RECORDED INFORMATION:
════════════════════

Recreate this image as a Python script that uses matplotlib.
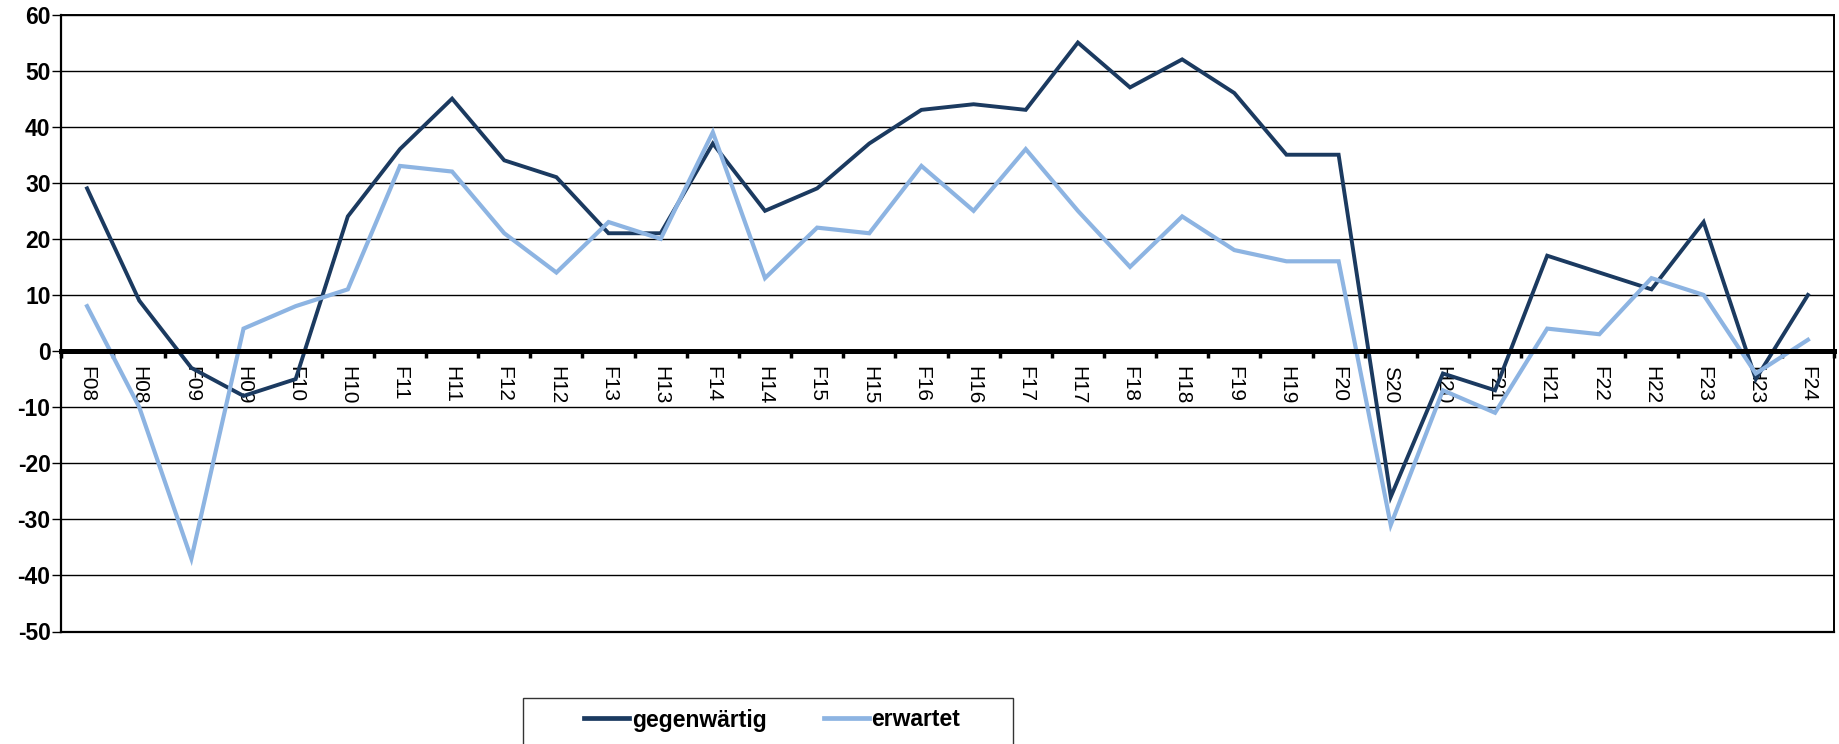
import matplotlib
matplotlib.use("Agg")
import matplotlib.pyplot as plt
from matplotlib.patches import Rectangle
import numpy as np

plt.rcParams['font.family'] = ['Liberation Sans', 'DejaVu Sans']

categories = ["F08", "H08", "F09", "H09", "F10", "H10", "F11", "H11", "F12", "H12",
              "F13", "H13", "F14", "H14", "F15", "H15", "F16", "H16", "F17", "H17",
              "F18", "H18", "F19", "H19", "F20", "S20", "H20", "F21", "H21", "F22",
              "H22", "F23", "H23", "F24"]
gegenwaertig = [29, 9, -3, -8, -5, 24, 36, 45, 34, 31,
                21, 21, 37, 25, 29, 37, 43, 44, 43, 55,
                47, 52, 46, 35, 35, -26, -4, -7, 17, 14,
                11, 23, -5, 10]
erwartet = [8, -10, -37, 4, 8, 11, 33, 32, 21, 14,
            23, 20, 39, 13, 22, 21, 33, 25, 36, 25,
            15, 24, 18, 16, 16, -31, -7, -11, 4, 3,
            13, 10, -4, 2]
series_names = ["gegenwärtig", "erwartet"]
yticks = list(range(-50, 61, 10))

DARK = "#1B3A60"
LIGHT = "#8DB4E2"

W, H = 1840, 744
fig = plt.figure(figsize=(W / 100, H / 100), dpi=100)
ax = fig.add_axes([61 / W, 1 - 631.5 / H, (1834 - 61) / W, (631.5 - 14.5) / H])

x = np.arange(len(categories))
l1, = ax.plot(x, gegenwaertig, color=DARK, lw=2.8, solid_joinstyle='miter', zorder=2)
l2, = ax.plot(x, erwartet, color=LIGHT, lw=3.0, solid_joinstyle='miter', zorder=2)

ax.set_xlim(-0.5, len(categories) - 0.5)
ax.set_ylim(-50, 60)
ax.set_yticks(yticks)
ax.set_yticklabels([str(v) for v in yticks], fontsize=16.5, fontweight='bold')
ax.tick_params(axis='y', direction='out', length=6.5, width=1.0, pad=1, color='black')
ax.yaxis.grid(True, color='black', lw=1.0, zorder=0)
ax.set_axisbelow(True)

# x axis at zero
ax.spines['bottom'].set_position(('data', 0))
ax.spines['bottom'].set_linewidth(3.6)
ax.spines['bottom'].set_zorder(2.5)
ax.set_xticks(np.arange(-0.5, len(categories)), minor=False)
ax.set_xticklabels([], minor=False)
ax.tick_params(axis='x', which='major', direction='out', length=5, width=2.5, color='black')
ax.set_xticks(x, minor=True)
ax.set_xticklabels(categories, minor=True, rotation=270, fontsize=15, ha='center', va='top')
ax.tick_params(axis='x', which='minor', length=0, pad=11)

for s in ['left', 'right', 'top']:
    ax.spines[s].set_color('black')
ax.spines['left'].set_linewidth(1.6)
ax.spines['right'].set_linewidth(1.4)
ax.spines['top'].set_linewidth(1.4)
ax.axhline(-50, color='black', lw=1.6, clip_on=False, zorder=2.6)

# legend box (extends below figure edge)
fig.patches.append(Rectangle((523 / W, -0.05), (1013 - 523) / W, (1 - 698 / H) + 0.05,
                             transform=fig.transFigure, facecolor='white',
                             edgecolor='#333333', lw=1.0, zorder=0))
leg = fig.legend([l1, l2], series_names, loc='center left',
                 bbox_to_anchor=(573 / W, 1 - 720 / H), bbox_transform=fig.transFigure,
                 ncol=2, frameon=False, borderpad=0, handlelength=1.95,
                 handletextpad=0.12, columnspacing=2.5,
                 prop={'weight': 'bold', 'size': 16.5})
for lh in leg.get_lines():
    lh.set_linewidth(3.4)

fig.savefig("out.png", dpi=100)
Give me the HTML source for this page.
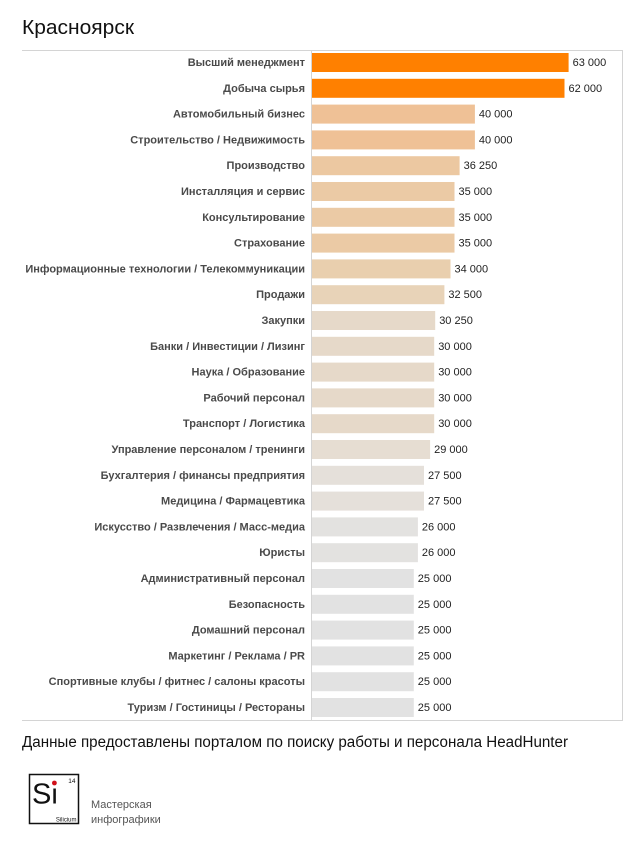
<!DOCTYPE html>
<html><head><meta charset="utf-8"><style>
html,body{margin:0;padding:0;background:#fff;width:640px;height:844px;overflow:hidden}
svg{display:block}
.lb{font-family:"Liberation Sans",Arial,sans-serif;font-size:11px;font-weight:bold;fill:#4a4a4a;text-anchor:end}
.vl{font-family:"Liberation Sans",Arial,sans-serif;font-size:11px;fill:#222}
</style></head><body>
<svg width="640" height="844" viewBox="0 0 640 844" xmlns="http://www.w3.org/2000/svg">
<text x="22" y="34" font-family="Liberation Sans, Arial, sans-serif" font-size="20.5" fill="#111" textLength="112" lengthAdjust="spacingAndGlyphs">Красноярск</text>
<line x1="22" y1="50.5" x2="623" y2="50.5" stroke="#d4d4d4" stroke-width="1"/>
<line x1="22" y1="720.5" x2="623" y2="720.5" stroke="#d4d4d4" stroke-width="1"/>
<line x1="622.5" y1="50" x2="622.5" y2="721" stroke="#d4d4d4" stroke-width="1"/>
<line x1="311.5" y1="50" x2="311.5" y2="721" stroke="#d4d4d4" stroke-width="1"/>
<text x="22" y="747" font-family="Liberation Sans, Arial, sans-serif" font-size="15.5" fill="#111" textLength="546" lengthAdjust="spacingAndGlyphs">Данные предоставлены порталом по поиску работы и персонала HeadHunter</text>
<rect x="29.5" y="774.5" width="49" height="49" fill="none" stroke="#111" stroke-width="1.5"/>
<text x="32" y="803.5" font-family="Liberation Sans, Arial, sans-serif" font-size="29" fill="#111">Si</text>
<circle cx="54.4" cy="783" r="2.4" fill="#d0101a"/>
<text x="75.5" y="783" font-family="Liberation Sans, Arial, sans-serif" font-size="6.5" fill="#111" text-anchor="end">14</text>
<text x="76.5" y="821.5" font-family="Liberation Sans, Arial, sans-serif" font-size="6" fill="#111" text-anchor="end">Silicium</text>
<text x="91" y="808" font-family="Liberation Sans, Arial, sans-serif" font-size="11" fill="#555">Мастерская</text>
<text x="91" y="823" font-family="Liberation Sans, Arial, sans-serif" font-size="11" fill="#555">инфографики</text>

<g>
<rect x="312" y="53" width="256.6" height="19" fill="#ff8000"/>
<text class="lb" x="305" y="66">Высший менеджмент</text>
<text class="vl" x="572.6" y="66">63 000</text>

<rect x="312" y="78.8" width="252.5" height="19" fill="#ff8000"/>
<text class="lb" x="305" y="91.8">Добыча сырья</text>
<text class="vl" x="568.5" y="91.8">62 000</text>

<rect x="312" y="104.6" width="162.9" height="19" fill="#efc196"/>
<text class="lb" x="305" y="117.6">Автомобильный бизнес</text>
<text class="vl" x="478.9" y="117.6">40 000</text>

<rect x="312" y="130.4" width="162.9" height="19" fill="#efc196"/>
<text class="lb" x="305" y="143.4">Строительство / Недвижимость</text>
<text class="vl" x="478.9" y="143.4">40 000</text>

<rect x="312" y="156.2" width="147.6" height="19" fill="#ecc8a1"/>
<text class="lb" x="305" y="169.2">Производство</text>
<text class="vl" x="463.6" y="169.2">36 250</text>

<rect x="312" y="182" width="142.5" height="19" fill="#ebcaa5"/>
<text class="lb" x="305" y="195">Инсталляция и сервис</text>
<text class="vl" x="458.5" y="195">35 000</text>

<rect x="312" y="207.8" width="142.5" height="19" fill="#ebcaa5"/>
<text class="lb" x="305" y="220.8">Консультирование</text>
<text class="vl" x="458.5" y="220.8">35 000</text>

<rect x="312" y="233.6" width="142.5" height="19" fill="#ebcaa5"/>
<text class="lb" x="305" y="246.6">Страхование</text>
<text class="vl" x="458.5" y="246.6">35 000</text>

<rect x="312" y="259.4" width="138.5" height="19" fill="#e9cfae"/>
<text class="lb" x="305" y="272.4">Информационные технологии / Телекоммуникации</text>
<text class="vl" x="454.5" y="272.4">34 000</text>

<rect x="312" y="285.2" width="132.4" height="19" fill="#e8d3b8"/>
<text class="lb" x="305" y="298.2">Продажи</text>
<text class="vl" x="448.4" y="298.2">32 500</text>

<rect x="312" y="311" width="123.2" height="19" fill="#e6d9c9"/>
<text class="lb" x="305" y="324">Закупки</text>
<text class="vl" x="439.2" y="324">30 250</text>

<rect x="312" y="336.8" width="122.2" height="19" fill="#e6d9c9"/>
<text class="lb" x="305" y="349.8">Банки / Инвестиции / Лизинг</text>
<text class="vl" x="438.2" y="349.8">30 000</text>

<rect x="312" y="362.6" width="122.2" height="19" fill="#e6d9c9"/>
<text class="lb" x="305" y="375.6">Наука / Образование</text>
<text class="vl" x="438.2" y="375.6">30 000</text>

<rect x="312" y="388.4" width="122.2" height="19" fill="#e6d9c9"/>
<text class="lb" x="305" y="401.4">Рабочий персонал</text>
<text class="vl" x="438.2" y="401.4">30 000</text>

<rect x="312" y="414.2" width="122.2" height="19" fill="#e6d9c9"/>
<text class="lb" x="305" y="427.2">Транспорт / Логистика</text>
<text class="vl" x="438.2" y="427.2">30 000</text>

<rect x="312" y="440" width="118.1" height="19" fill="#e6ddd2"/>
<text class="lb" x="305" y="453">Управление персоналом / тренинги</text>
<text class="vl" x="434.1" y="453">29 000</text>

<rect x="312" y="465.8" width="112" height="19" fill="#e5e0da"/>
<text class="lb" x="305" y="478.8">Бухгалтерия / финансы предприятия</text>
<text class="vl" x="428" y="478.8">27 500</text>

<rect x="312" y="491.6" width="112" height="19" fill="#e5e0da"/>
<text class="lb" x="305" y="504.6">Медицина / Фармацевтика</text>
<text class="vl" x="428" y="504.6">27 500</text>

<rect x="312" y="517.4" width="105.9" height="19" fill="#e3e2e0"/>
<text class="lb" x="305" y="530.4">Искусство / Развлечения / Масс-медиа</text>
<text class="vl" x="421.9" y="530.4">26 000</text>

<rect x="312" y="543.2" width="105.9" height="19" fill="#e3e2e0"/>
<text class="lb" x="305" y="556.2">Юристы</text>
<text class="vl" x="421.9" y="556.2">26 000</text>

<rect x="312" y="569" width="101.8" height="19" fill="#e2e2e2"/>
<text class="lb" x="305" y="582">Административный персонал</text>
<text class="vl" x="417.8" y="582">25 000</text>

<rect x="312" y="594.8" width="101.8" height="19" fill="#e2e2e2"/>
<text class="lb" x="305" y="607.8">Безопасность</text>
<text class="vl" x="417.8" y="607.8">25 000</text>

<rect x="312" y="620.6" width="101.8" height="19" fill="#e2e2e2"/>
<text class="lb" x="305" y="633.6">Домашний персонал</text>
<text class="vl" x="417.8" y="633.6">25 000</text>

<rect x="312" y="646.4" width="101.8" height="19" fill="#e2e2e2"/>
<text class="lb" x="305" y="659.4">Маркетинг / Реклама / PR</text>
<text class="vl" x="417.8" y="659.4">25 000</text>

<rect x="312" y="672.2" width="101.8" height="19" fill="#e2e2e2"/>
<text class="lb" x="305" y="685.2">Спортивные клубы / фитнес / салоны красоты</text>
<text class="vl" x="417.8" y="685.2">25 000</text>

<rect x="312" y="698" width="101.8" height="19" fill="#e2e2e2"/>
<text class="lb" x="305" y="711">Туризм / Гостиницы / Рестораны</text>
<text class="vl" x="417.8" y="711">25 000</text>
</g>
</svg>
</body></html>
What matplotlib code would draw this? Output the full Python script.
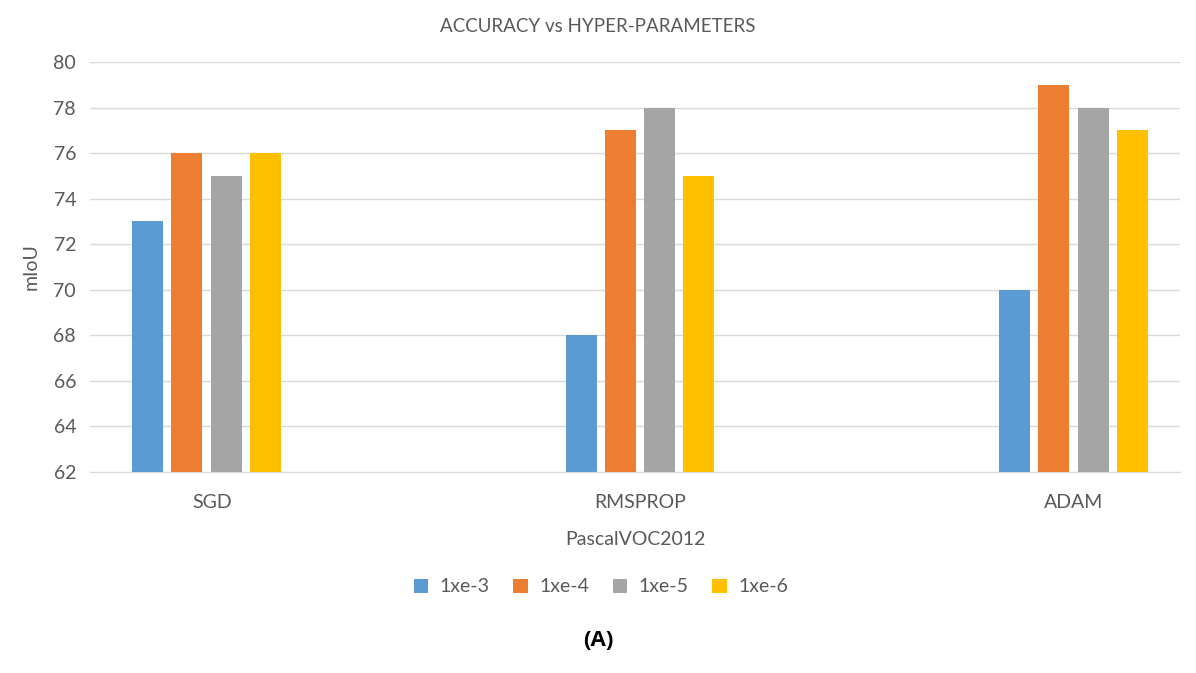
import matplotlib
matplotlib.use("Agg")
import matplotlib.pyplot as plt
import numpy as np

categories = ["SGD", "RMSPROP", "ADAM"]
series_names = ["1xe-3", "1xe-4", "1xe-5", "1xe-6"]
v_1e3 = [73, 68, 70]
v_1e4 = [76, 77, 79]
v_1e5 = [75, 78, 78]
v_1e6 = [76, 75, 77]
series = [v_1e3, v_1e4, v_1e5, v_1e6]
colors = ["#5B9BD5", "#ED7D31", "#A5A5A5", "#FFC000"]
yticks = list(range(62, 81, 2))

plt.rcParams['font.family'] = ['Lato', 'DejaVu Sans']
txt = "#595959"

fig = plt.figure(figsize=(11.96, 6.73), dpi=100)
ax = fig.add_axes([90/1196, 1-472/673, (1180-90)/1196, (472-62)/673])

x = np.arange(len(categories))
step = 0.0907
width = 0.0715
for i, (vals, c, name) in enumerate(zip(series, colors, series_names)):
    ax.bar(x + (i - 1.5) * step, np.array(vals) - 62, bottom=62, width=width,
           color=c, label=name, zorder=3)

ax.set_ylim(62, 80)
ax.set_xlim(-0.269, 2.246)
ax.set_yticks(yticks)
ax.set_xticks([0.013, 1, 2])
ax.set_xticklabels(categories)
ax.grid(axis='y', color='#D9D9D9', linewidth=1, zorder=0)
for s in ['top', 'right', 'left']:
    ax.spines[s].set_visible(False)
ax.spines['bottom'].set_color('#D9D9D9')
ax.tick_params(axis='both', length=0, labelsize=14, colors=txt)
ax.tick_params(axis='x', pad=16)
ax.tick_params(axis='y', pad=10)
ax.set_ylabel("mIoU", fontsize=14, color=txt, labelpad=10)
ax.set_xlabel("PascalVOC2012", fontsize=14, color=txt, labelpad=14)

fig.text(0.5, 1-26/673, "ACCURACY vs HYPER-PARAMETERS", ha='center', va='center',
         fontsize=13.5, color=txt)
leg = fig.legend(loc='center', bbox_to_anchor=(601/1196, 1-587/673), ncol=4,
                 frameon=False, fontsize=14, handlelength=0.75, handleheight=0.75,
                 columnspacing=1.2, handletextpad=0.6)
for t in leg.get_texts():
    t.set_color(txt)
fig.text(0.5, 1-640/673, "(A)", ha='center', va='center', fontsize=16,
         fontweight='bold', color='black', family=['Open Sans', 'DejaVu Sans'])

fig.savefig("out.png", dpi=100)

════════════════════

WHAT IS EXPECTED:
Exactly as they stand, quote the lines beginning with the one that contains "What matplotlib code" and ending with the one that contains "1-472/673, (1180-90)/1196, (472-62)/673])", with no pictures.

SOLUTION FOR THIS TASK:
What matplotlib code would draw this? Output the full Python script.
import matplotlib
matplotlib.use("Agg")
import matplotlib.pyplot as plt
import numpy as np

categories = ["SGD", "RMSPROP", "ADAM"]
series_names = ["1xe-3", "1xe-4", "1xe-5", "1xe-6"]
v_1e3 = [73, 68, 70]
v_1e4 = [76, 77, 79]
v_1e5 = [75, 78, 78]
v_1e6 = [76, 75, 77]
series = [v_1e3, v_1e4, v_1e5, v_1e6]
colors = ["#5B9BD5", "#ED7D31", "#A5A5A5", "#FFC000"]
yticks = list(range(62, 81, 2))

plt.rcParams['font.family'] = ['Lato', 'DejaVu Sans']
txt = "#595959"

fig = plt.figure(figsize=(11.96, 6.73), dpi=100)
ax = fig.add_axes([90/1196, 1-472/673, (1180-90)/1196, (472-62)/673])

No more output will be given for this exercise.